Mardi Gras 2022 has arrived: marching around the corner in a crashing wave of colour and confetti, the music of queer pride reverberating throughout Sydney. It is a timely spectacle of joy and defiance for the LGBTQIA+ community, following closely in the wake of debate around the Morrison Government’s Religious Discrimination Bill. Yet, amidst this ‘loud and proud’ noise of celebration, I find myself wondering at the place of my own quiet declaration of queerness.
For myself, quietness in my identity is a matter of comfort rather than necessity. I am reserved in my expression of queerness, and my engagement with queer spaces, I admit (somewhat begrudgingly), does not go far beyond my bookshelf, my social media accounts or my Netflix subscription. Yet my passivity and the simplicity with which I embody my queerness is a privilege given not by my individual will or historic right, but by the blood, sweat and tears of those that came before me, and those that continue to fight for the comfort I now take for granted.
Thus, I wonder: What is the significance of my own quietness, belonging to a community that is, to this day, silenced? How has the media I consume relegated the act of embodying queerness into a rigid dichotomy of ‘loud’ and ‘silenced’? And is the ‘quietness’ of a person with a privileged voice complicit in the ‘silencing’ of the community?
I find in contemplating these questions I am drawn back to the event that prompted them to begin with: Mardi Gras, the ‘loudness’ I associate with it, and queer pride on the whole. I am in awe of the raucous, joyful and determined expression of community and identity— inundated with sequins and colour— yet, amongst it, I feel out of place. It would be easy for me to explain away my discomfort with a nod to the crowds, the noise, the partying (and a reminder of, quite literally, anything about my personality), but I feel to do so would be to reduce the celebration to frivolity. In truth, no matter how bound up in aesthetics or partying, the loudness of Mardi Gras marks an opposition to the forced silence that pervades queer lives, histories, and stories.
It is these stories of silence (thanks to the aforementioned Netflix subscription) that I am much more familiar with.
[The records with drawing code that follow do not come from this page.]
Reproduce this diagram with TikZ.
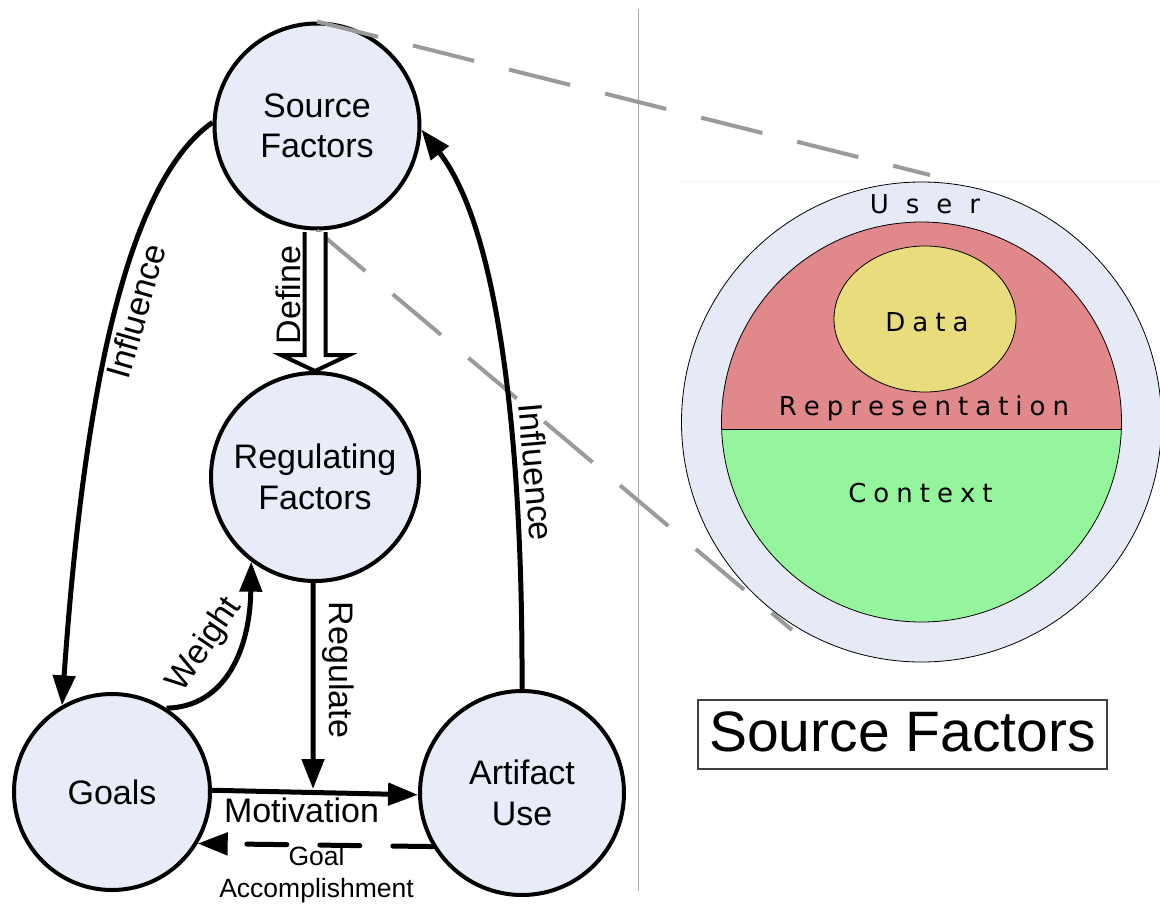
\documentclass[tikz,border=0pt]{standalone}
\usepackage{fontspec}
\setmainfont{Liberation Sans}
\newfontfamily\dejavu{DejaVu Sans}
\usetikzlibrary{arrows.meta,calc}

\definecolor{nodefill}{HTML}{E8ECF8}
\definecolor{ringfill}{HTML}{E6EAF6}
\definecolor{repred}{HTML}{E0888A}
\definecolor{datayellow}{HTML}{E8DC7C}
\definecolor{ctxgreen}{HTML}{94F59C}
\definecolor{zoomgray}{HTML}{9A9A9A}
\definecolor{sepgray}{HTML}{A8A8A8}

% letter-spaced text: #1 = half gap, #2 = word
\newcommand\spacedtext[2]{\def\spkern{#1}\spacedloop#2\relax}
\def\spacedloop#1{\ifx\relax#1\else\kern\spkern\relax#1\kern\spkern\relax\expandafter\spacedloop\fi}

\begin{document}
\begin{tikzpicture}[x=1pt,y=-1pt,
  factor/.style={circle, draw=black, line width=4pt, fill=nodefill, inner sep=0pt,
                 align=center, font=\fontsize{34}{40.5}\selectfont},
  flow/.style={line width=5pt, -{Triangle[length=30pt,width=22pt]}},
  lbl/.style={font=\fontsize{34}{40}\selectfont, inner sep=0pt},
  smalllbl/.style={font=\fontsize{26.5}{30}\selectfont, inner sep=0pt, anchor=base},
  zoomline/.style={draw=zoomgray, line width=4pt, dash pattern=on 63pt off 36pt},
  layer/.style={font=\dejavu\fontsize{26}{30}\selectfont, inner sep=0pt, anchor=base},
  thin/.style={draw=black, line width=0.8pt}]

\useasboundingbox (0,0) rectangle (1160,903);

% ---------- model circles ----------
\node[factor, minimum size=205pt] (SF)    at (317,126) {Source\\Factors};
\node[factor, minimum size=208pt] (RF)    at (315,477) {Regulating\\Factors};
\node[factor, minimum size=196pt] (Goals) at (112,792) {Goals};
\node[factor, minimum size=204pt] (Art)   at (522,793) {Artifact\\Use};

% ---------- separator ----------
\coordinate (sepTop) at (638.5,9);
\coordinate (sepBot) at (638.5,891);
\draw[draw=sepgray, line width=1.5pt] (sepTop) -- (sepBot);

% ---------- detail of the source factors ----------
\coordinate (frameL) at (680,181);
\coordinate (frameR) at (1160,181);
\draw[draw=black!6, line width=1pt] (frameL) -- (frameR);

\coordinate (U) at (921.5,422);
\draw[thin, fill=ringfill] (U) circle[radius=240pt];
\begin{scope}
  \clip (U) circle[radius=200pt];
  \fill[repred]   ($(U)+(-210,-210)$) rectangle ($(U)+(210,7)$);
  \fill[ctxgreen] ($(U)+(-210,7)$)    rectangle ($(U)+(210,210)$);
\end{scope}
\draw[thin] (U) circle[radius=200pt];
\draw[thin] ($(U)+(-199.9,7)$) -- ($(U)+(199.9,7)$);
\draw[thin, fill=datayellow] (925,319) ellipse[x radius=91pt, y radius=73pt];

\node[layer] (userlbl) at (925,213)   {\spacedtext{8.5pt}{User}};
\node[layer] (datalbl) at (927,331)   {\spacedtext{3.5pt}{Data}};
\node[layer] (replbl)  at (924,415)   {\spacedtext{3.5pt}{Representation}};
\node[layer] (ctxlbl)  at (920.5,502) {\spacedtext{3.5pt}{Context}};

\node[draw=black!75, line width=1.5pt, minimum width=409pt, minimum height=69pt,
      inner sep=0pt, text depth=6pt, font=\fontsize{57}{60}\selectfont]
      (title) at (902.5,734.5) {Source Factors};

% ---------- zoom lines ----------
\coordinate (zoomA) at (930,175);
\coordinate (zoomB) at (792,630);
\draw[zoomline] (SF.north) -- (zoomA);
\draw[zoomline] (SF.south) -- (zoomB);

% ---------- block arrow: Define ----------
\coordinate (dtop) at (RF.north |- SF.south);
\filldraw[fill=white, draw=black, line width=4pt]
  ($(dtop)+(-10.5,1.5)$) -- ($(RF.north)+(-10.5,-16)$) -- ($(RF.north)+(-34,-16)$)
  -- (RF.north) -- ($(RF.north)+(34,-16)$) -- ($(RF.north)+(10.5,-16)$)
  -- ($(dtop)+(10.5,1.5)$);

% ---------- connectors ----------
\draw[flow] (SF.178) .. controls (115,190) and (80,450) .. (Goals.120);
\draw[flow] (Art.90) .. controls (523,450) and (500,230) .. (SF.358);
\draw[flow] (Goals.57) .. controls (225,707) and (250,650) .. (RF.233);
\coordinate (regtip) at (313,789);
\draw[flow] (RF.269) -- (regtip);
\draw[flow] (Goals.1) -- (Art.181);
\draw[flow, line cap=round, dash pattern=on 40pt off 33pt] (Art.211) -- (Goals.329);

% ---------- connector labels ----------
\node[lbl, rotate=74]  (infL)   at (136,311)   {Influence};
\node[lbl, rotate=-85] (infR)   at (536.5,472) {Influence};
\node[lbl, rotate=90]  (deflbl) at (288.5,295) {Define};
\node[lbl, rotate=-90] (reglbl) at (338.5,670) {Regulate};
\node[lbl, rotate=56]  (wlbl)   at (205,645)   {Weight};
\node[lbl, anchor=base] (motlbl) at (301.5,822) {Motivation};
\node[smalllbl] (goallbl) at (316.5,865) {Goal};
\node[smalllbl] (acclbl)  at (316.5,897) {Accomplishment};

\end{tikzpicture}
\end{document}
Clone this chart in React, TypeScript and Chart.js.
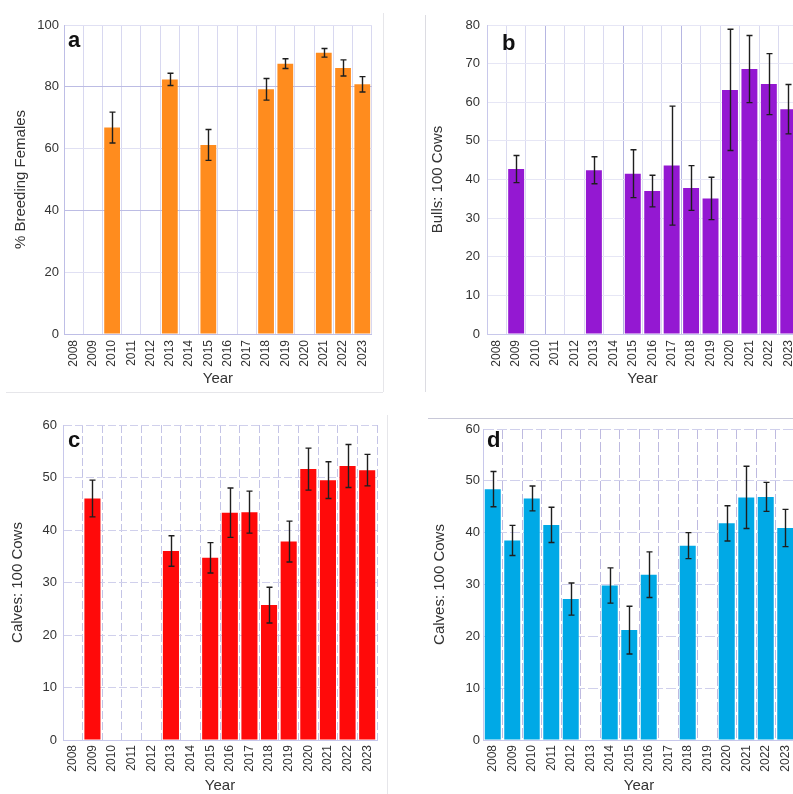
import React, { useEffect, useRef } from "react";
import { Chart, registerables } from "chart.js";

Chart.register(...registerables);

// ---------- data ----------
const years = ["2008", "2009", "2010", "2011", "2012", "2013", "2014", "2015", "2016", "2017", "2018", "2019", "2020", "2021", "2022", "2023"];

const breedingPct = [null, null, 66.8, null, null, 82.4, null, 61.2, null, null, 79.2, 87.5, null, 91.0, 86.1, 80.8];
const breedingErr = [null, null, 5.0, null, null, 2.0, null, 5.0, null, null, 3.5, 1.6, null, 1.4, 2.6, 2.5];
const breedingTicks = [0, 20, 40, 60, 80, 100];

const bullsPer100 = [null, 42.7, null, null, null, 42.4, null, 41.5, 37.0, 43.6, 37.8, 35.1, 63.2, 68.6, 64.7, 58.2];
const bullsErr = [null, 3.5, null, null, null, 3.5, null, 6.2, 4.1, 15.4, 5.8, 5.5, 15.7, 8.7, 7.9, 6.4];
const bullsTicks = [0, 10, 20, 30, 40, 50, 60, 70, 80];

const calvesC = [null, 46.0, null, null, null, 36.0, null, 34.7, 43.3, 43.4, 25.7, 37.8, 51.6, 49.5, 52.2, 51.4];
const calvesCErr = [null, 3.5, null, null, null, 2.9, null, 2.9, 4.7, 4.0, 3.4, 3.9, 4.0, 3.5, 4.1, 3.0];
const calvesCTicks = [0, 10, 20, 30, 40, 50, 60];

const calvesD = [48.4, 38.5, 46.6, 41.5, 27.2, null, 29.8, 21.2, 31.9, null, 37.5, null, 41.8, 46.8, 46.9, 40.9];
const calvesDErr = [3.4, 2.9, 2.4, 3.4, 3.1, null, 3.4, 4.6, 4.4, null, 2.5, null, 3.4, 6.0, 2.8, 3.6];
const calvesDTicks = [0, 10, 20, 30, 40, 50, 60];

const FONT = "'Liberation Sans', Arial, sans-serif";

type Spec = {
  left: number; top: number; w: number; h: number;
  yAxisWidth: number; xAxisHeight: number; padTop: number; padRight: number;
  values: (number | null)[]; errors: (number | null)[]; ticks: number[];
  color: string; yTitle: string;
  yTitlePad: number; yTickPad: number; xTickPad: number; xTitlePad: number;
  letter: string; letterDx: number; letterDy: number;
  xDash: number[]; yDash: number[];
  xGrid: (i: number) => string; yGrid: (v: number) => string;
  borderColor: string;
};

function makePlugin(spec: Spec) {
  return {
    id: "errorsAndLetter" + spec.letter,
    afterDatasetsDraw(chart: any) {
      const meta = chart.getDatasetMeta(0);
      const ys = chart.scales.y;
      const ctx = chart.ctx;
      ctx.save();
      ctx.strokeStyle = "#1e1e1e";
      ctx.lineWidth = 1.4;
      const cap = 3;
      meta.data.forEach((el: any, i: number) => {
        const v = spec.values[i];
        const e = spec.errors[i];
        if (v == null || e == null) return;
        const x = Math.round(el.x) + 0.5;
        const yt = ys.getPixelForValue(v + e);
        const yb = ys.getPixelForValue(v - e);
        ctx.beginPath();
        ctx.moveTo(x, yt);
        ctx.lineTo(x, yb);
        ctx.moveTo(x - cap, yt);
        ctx.lineTo(x + cap, yt);
        ctx.moveTo(x - cap, yb);
        ctx.lineTo(x + cap, yb);
        ctx.stroke();
      });
      ctx.restore();
    },
    afterDraw(chart: any) {
      const ctx = chart.ctx;
      const a = chart.chartArea;
      ctx.save();
      ctx.font = "bold 22px " + FONT;
      ctx.fillStyle = "#111";
      ctx.textAlign = "left";
      ctx.textBaseline = "alphabetic";
      ctx.fillText(spec.letter, a.left + spec.letterDx, a.top + spec.letterDy);
      ctx.restore();
    },
  };
}

function buildConfig(spec: Spec): any {
  const ticks = spec.ticks;
  return {
    type: "bar",
    data: {
      labels: years,
      datasets: [
        {
          data: spec.values,
          backgroundColor: spec.color,
          borderWidth: 0,
          barPercentage: 0.82,
          categoryPercentage: 1,
        },
      ],
    },
    options: {
      responsive: false,
      animation: false,
      devicePixelRatio: 1,
      layout: { padding: { top: spec.padTop, right: spec.padRight, left: 0, bottom: 0 } },
      plugins: { legend: { display: false }, tooltip: { enabled: false }, title: { display: false } },
      scales: {
        x: {
          offset: true,
          grid: {
            offset: true,
            drawTicks: false,
            color: (c: any) => spec.xGrid(c.index),
            lineWidth: 1,
          },
          border: { display: true, color: spec.borderColor, width: 1, dash: spec.xDash },
          ticks: {
            autoSkip: false,
            minRotation: 90,
            maxRotation: 90,
            padding: spec.xTickPad,
            color: "#333",
            font: { family: FONT, size: 12 },
          },
          title: {
            display: true,
            text: "Year",
            color: "#333",
            font: { family: FONT, size: 15 },
            padding: { top: 0, bottom: spec.xTitlePad },
          },
          afterFit: (s: any) => {
            s.height = spec.xAxisHeight;
          },
        },
        y: {
          min: ticks[0],
          max: ticks[ticks.length - 1],
          ticks: {
            stepSize: ticks[1] - ticks[0],
            padding: spec.yTickPad,
            color: "#333",
            font: { family: FONT, size: 13 },
          },
          grid: {
            drawTicks: false,
            color: (c: any) => spec.yGrid(c.tick ? c.tick.value : 0),
            lineWidth: 1,
          },
          border: { display: true, color: spec.borderColor, width: 1, dash: spec.yDash },
          title: {
            display: true,
            text: spec.yTitle,
            color: "#333",
            font: { family: FONT, size: 15 },
            padding: { top: spec.yTitlePad, bottom: 0 },
          },
          afterFit: (s: any) => {
            s.width = spec.yAxisWidth;
          },
        },
      },
    },
    plugins: [makePlugin(spec)],
  };
}

const specA: Spec = {
  left: 0, top: 0, w: 383, h: 392, yAxisWidth: 64, xAxisHeight: 58, padTop: 25, padRight: 10,
  values: breedingPct, errors: breedingErr, ticks: breedingTicks,
  color: "#FF8C1E", yTitle: "% Breeding Females",
  yTitlePad: 12, yTickPad: 5, xTickPad: 6, xTitlePad: 4,
  letter: "a", letterDx: 4, letterDy: 22,
  xDash: [], yDash: [],
  xGrid: () => "rgb(216,216,240)",
  yGrid: (v) => (v === 80 || v === 40 ? "rgb(188,188,228)" : "rgb(224,224,243)"),
  borderColor: "rgb(190,190,230)",
};

const specB: Spec = {
  left: 400, top: 0, w: 409, h: 392, yAxisWidth: 87, xAxisHeight: 58, padTop: 25, padRight: 10,
  values: bullsPer100, errors: bullsErr, ticks: bullsTicks,
  color: "#9418D2", yTitle: "Bulls: 100 Cows",
  yTitlePad: 29, yTickPad: 7, xTickPad: 6, xTitlePad: 4,
  letter: "b", letterDx: 15, letterDy: 25,
  xDash: [], yDash: [],
  xGrid: (i) => (i === 3 || i === 7 || i === 10 ? "rgb(182,182,226)" : "rgb(218,218,240)"),
  yGrid: () => "rgb(230,230,245)",
  borderColor: "rgb(200,200,235)",
};

const specC: Spec = {
  left: 0, top: 400, w: 387, h: 400, yAxisWidth: 63, xAxisHeight: 60, padTop: 25, padRight: 10,
  values: calvesC, errors: calvesCErr, ticks: calvesCTicks,
  color: "#FF0A0A", yTitle: "Calves: 100 Cows",
  yTitlePad: 9, yTickPad: 6, xTickPad: 5, xTitlePad: 5,
  letter: "c", letterDx: 5, letterDy: 22,
  xDash: [8, 3], yDash: [8, 3],
  xGrid: () => "rgb(196,196,230)",
  yGrid: () => "rgb(208,208,236)",
  borderColor: "rgb(200,200,235)",
};

const specD: Spec = {
  left: 400, top: 400, w: 405, h: 400, yAxisWidth: 83, xAxisHeight: 60, padTop: 29, padRight: 10,
  values: calvesD, errors: calvesDErr, ticks: calvesDTicks,
  color: "#00A9E6", yTitle: "Calves: 100 Cows",
  yTitlePad: 31, yTickPad: 3, xTickPad: 5, xTitlePad: 5,
  letter: "d", letterDx: 4, letterDy: 18,
  xDash: [10, 3], yDash: [10, 3],
  xGrid: () => "rgb(190,186,224)",
  yGrid: () => "rgb(208,208,236)",
  borderColor: "rgb(200,200,235)",
};

function Panel({ spec }: { spec: Spec }) {
  const ref = useRef<HTMLCanvasElement>(null);
  useEffect(() => {
    const chart = new Chart(ref.current as HTMLCanvasElement, buildConfig(spec));
    return () => chart.destroy();
  }, [spec]);
  return (
    <canvas
      ref={ref}
      width={spec.w}
      height={spec.h}
      style={{ position: "absolute", left: spec.left, top: spec.top, width: spec.w, height: spec.h }}
    />
  );
}

function Line({ x, y, w, h, c }: { x: number; y: number; w: number; h: number; c: string }) {
  return <div style={{ position: "absolute", left: x, top: y, width: w, height: h, background: c }} />;
}

export default function App() {
  return (
    <div style={{ position: "fixed", left: 0, top: 0, width: 793, height: 794, overflow: "hidden", background: "#fff" }}>
      <Panel spec={specA} />
      <Panel spec={specB} />
      <Panel spec={specC} />
      <Panel spec={specD} />
      <Line x={383} y={13} w={1} h={379} c="#e6e6ea" />
      <Line x={6} y={392} w={377} h={1} c="#e6e6ea" />
      <Line x={425} y={15} w={1} h={377} c="#dcdce2" />
      <Line x={387} y={415} w={1} h={379} c="#e6e6ea" />
      <Line x={428} y={418} w={365} h={1} c="#c8c8d8" />
    </div>
  );
}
It seems, more often than not, that to watch a queer film is to invest yourself in a narrative ruled by silence. For a long time, Hollywood’s Production Code and social convention meant this was out of necessity, queer narratives trapped in that celluloid closet named subtext. But even today the overwhelming quietness remains. Many popular movies still cling to queer subtext— barricading the closet door— yet even those that step out into the literal are intent on subtlety, on the unspoken. Sapphic films, in particular, seem stuck on ‘quiet yearning’. Stuck on the voice of queer longing, muffled by the hand of context, who whispers: Born in the wrong time. The wrong place. The wrong family. Husband. Job. Such films present an aestheticised version of forced silence. The ‘quietness’ of queer yearning is where they find their tension, romance, and beauty.
If these are the stories I consume, is my own quietness to be expected? Maybe so. But the closet is not always built with celluloid.
In January of this year, Citipointe Christian College in Brisbane sent out an enrolment contract to parents. The enrolment contract included clauses that provided grounds for the expulsion of students who identify outside of their biological sex, and categorised “homosexual… [and] bisexual acts” as “sexual immorality” (for context: included under the same category were incest and paedophila). Queer students would be forced into silence. The school has since rescinded the contract, yet amongst recent debates surrounding the Religious Discrimination Bill, it highlights a dangerous reality for the LGBTQIA+ community: the closet can be built with paperwork as well.
At the start of this article I made a distinction between my quietness and the forced silence I watch on screens, hear in the news, read in history books. I said, my quietness in my identity is a matter of comfort rather than necessity. And that remains true, in part. Yet my questions remain unanswered. There is no clear reason for me to not join the colourful, sparkling noise of Mardi Gras. Yet I wonder how my quietness has crystallised over time, and if its catalyst looks not so different from that silence I fear.